* [WORK TO BE COMPLETED] Type out the complete listing below word for word, without its pictures.

— BEGIN —

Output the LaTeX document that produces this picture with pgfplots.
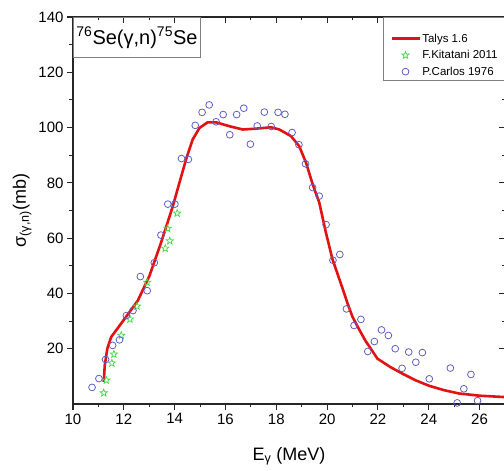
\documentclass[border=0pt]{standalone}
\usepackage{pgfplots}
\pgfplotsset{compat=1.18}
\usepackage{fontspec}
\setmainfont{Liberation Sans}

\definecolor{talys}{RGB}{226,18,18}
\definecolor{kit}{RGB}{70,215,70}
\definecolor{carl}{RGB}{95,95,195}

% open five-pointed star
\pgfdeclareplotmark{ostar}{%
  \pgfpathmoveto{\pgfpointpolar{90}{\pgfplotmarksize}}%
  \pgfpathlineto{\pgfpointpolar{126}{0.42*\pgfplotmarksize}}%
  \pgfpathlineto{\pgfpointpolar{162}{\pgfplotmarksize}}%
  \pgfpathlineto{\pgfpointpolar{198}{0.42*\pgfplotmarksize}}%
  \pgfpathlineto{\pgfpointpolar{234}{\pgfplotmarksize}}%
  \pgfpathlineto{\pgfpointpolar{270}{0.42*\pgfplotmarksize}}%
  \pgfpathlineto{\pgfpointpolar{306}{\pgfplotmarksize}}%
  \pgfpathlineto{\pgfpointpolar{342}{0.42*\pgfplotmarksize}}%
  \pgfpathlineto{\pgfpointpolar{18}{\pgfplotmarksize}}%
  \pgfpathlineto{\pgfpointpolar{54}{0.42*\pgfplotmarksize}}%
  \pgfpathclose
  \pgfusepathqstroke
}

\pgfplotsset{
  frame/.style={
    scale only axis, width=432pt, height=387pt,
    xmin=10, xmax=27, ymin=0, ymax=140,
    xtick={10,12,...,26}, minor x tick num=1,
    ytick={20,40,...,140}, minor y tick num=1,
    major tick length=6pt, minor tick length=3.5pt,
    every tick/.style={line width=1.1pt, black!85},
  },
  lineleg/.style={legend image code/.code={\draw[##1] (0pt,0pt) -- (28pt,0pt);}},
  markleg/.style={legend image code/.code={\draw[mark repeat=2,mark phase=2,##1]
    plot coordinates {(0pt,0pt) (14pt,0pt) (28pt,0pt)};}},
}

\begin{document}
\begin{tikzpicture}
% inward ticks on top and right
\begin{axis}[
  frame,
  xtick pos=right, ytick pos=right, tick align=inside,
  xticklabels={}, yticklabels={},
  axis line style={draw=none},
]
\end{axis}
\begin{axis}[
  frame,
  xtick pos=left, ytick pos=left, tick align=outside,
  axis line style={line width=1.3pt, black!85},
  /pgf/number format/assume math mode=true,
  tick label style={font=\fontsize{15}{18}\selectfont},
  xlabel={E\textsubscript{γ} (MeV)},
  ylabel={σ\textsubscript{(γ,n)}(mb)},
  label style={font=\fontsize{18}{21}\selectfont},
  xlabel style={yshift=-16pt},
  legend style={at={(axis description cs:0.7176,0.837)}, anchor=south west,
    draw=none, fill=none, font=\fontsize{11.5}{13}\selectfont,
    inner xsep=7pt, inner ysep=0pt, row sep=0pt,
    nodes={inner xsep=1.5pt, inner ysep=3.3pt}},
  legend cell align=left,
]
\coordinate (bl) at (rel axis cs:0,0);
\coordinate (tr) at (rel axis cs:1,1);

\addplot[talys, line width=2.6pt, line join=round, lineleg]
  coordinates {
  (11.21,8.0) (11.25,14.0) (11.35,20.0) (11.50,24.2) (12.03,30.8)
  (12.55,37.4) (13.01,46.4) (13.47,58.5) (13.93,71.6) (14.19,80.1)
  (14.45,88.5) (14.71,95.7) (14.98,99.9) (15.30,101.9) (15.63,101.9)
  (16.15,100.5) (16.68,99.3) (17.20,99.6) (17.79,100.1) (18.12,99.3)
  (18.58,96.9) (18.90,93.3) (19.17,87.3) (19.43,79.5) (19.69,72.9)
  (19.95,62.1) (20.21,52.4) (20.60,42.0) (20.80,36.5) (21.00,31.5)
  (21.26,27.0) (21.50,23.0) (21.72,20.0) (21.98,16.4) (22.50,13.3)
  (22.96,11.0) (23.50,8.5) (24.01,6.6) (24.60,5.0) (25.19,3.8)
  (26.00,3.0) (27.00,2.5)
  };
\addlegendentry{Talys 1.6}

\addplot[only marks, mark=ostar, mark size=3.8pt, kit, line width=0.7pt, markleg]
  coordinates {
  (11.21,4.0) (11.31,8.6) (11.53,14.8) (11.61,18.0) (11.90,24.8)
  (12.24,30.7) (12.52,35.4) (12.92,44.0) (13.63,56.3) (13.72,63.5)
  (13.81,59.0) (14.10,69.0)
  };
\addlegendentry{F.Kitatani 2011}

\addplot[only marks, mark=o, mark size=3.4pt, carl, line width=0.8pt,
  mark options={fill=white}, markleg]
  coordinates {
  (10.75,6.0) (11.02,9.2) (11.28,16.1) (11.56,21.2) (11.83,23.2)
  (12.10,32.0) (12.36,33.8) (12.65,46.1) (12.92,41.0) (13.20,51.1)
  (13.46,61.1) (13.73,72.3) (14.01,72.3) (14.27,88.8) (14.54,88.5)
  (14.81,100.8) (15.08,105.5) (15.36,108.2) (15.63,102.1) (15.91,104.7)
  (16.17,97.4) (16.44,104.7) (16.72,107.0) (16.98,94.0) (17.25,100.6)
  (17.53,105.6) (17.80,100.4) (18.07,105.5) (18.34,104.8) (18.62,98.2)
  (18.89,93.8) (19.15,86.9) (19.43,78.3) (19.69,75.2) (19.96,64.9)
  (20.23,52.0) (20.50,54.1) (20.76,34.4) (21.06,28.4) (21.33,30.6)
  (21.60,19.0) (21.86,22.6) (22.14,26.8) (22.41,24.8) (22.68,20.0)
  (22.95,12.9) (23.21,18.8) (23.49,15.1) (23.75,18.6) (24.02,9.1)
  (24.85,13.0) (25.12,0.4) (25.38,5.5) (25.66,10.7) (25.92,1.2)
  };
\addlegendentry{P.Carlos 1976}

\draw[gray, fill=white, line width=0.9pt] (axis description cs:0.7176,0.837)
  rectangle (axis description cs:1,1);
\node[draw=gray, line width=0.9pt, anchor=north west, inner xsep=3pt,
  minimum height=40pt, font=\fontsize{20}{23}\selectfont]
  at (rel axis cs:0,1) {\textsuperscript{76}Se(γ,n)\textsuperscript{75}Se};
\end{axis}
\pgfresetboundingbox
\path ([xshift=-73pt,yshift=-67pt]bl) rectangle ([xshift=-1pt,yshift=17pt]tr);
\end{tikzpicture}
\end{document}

— END —

* [EXERCISE ANSWER]
Output the LaTeX document that produces this picture with pgfplots.
\documentclass[border=0pt]{standalone}
\usepackage{pgfplots}
\pgfplotsset{compat=1.18}
\usepackage{fontspec}
\setmainfont{Liberation Sans}

\definecolor{talys}{RGB}{226,18,18}
\definecolor{kit}{RGB}{70,215,70}
\definecolor{carl}{RGB}{95,95,195}

% open five-pointed star
\pgfdeclareplotmark{ostar}{%
  \pgfpathmoveto{\pgfpointpolar{90}{\pgfplotmarksize}}%
  \pgfpathlineto{\pgfpointpolar{126}{0.42*\pgfplotmarksize}}%
  \pgfpathlineto{\pgfpointpolar{162}{\pgfplotmarksize}}%
  \pgfpathlineto{\pgfpointpolar{198}{0.42*\pgfplotmarksize}}%
  \pgfpathlineto{\pgfpointpolar{234}{\pgfplotmarksize}}%
  \pgfpathlineto{\pgfpointpolar{270}{0.42*\pgfplotmarksize}}%
  \pgfpathlineto{\pgfpointpolar{306}{\pgfplotmarksize}}%
  \pgfpathlineto{\pgfpointpolar{342}{0.42*\pgfplotmarksize}}%
  \pgfpathlineto{\pgfpointpolar{18}{\pgfplotmarksize}}%
  \pgfpathlineto{\pgfpointpolar{54}{0.42*\pgfplotmarksize}}%
  \pgfpathclose
  \pgfusepathqstroke
}

\pgfplotsset{
  frame/.style={
    scale only axis, width=432pt, height=387pt,
    xmin=10, xmax=27, ymin=0, ymax=140,
    xtick={10,12,...,26}, minor x tick num=1,
    ytick={20,40,...,140}, minor y tick num=1,
    major tick length=6pt, minor tick length=3.5pt,
    every tick/.style={line width=1.1pt, black!85},
  },
  lineleg/.style={legend image code/.code={\draw[##1] (0pt,0pt) -- (28pt,0pt);}},
  markleg/.style={legend image code/.code={\draw[mark repeat=2,mark phase=2,##1]
    plot coordinates {(0pt,0pt) (14pt,0pt) (28pt,0pt)};}},
}

\begin{document}
\begin{tikzpicture}
% inward ticks on top and right
\begin{axis}[
  frame,
  xtick pos=right, ytick pos=right, tick align=inside,
  xticklabels={}, yticklabels={},
  axis line style={draw=none},
]
\end{axis}
\begin{axis}[
  frame,
  xtick pos=left, ytick pos=left, tick align=outside,
  axis line style={line width=1.3pt, black!85},
  /pgf/number format/assume math mode=true,
  tick label style={font=\fontsize{15}{18}\selectfont},
  xlabel={E\textsubscript{γ} (MeV)},
  ylabel={σ\textsubscript{(γ,n)}(mb)},
  label style={font=\fontsize{18}{21}\selectfont},
  xlabel style={yshift=-16pt},
  legend style={at={(axis description cs:0.7176,0.837)}, anchor=south west,
    draw=none, fill=none, font=\fontsize{11.5}{13}\selectfont,
    inner xsep=7pt, inner ysep=0pt, row sep=0pt,
    nodes={inner xsep=1.5pt, inner ysep=3.3pt}},
  legend cell align=left,
]
\coordinate (bl) at (rel axis cs:0,0);
\coordinate (tr) at (rel axis cs:1,1);

\addplot[talys, line width=2.6pt, line join=round, lineleg]
  coordinates {
  (11.21,8.0) (11.25,14.0) (11.35,20.0) (11.50,24.2) (12.03,30.8)
  (12.55,37.4) (13.01,46.4) (13.47,58.5) (13.93,71.6) (14.19,80.1)
  (14.45,88.5) (14.71,95.7) (14.98,99.9) (15.30,101.9) (15.63,101.9)
  (16.15,100.5) (16.68,99.3) (17.20,99.6) (17.79,100.1) (18.12,99.3)
  (18.58,96.9) (18.90,93.3) (19.17,87.3) (19.43,79.5) (19.69,72.9)
  (19.95,62.1) (20.21,52.4) (20.60,42.0) (20.80,36.5) (21.00,31.5)
  (21.26,27.0) (21.50,23.0) (21.72,20.0) (21.98,16.4) (22.50,13.3)
  (22.96,11.0) (23.50,8.5) (24.01,6.6) (24.60,5.0) (25.19,3.8)
  (26.00,3.0) (27.00,2.5)
  };
\addlegendentry{Talys 1.6}

\addplot[only marks, mark=ostar, mark size=3.8pt, kit, line width=0.7pt, markleg]
  coordinates {
  (11.21,4.0) (11.31,8.6) (11.53,14.8) (11.61,18.0) (11.90,24.8)
  (12.24,30.7) (12.52,35.4) (12.92,44.0) (13.63,56.3) (13.72,63.5)
  (13.81,59.0) (14.10,69.0)
  };
\addlegendentry{F.Kitatani 2011}

\addplot[only marks, mark=o, mark size=3.4pt, carl, line width=0.8pt,
  mark options={fill=white}, markleg]
  coordinates {
  (10.75,6.0) (11.02,9.2) (11.28,16.1) (11.56,21.2) (11.83,23.2)
  (12.10,32.0) (12.36,33.8) (12.65,46.1) (12.92,41.0) (13.20,51.1)
  (13.46,61.1) (13.73,72.3) (14.01,72.3) (14.27,88.8) (14.54,88.5)
  (14.81,100.8) (15.08,105.5) (15.36,108.2) (15.63,102.1) (15.91,104.7)
  (16.17,97.4) (16.44,104.7) (16.72,107.0) (16.98,94.0) (17.25,100.6)
  (17.53,105.6) (17.80,100.4) (18.07,105.5) (18.34,104.8) (18.62,98.2)
  (18.89,93.8) (19.15,86.9) (19.43,78.3) (19.69,75.2) (19.96,64.9)
  (20.23,52.0) (20.50,54.1) (20.76,34.4) (21.06,28.4) (21.33,30.6)
  (21.60,19.0) (21.86,22.6) (22.14,26.8) (22.41,24.8) (22.68,20.0)
  (22.95,12.9) (23.21,18.8) (23.49,15.1) (23.75,18.6) (24.02,9.1)
  (24.85,13.0) (25.12,0.4) (25.38,5.5) (25.66,10.7) (25.92,1.2)
  };
\addlegendentry{P.Carlos 1976}

\draw[gray, fill=white, line width=0.9pt] (axis description cs:0.7176,0.837)
  rectangle (axis description cs:1,1);
\node[draw=gray, line width=0.9pt, anchor=north west, inner xsep=3pt,
  minimum height=40pt, font=\fontsize{20}{23}\selectfont]
  at (rel axis cs:0,1) {\textsuperscript{76}Se(γ,n)\textsuperscript{75}Se};
\end{axis}
\pgfresetboundingbox
\path ([xshift=-73pt,yshift=-67pt]bl) rectangle ([xshift=-1pt,yshift=17pt]tr);
\end{tikzpicture}
\end{document}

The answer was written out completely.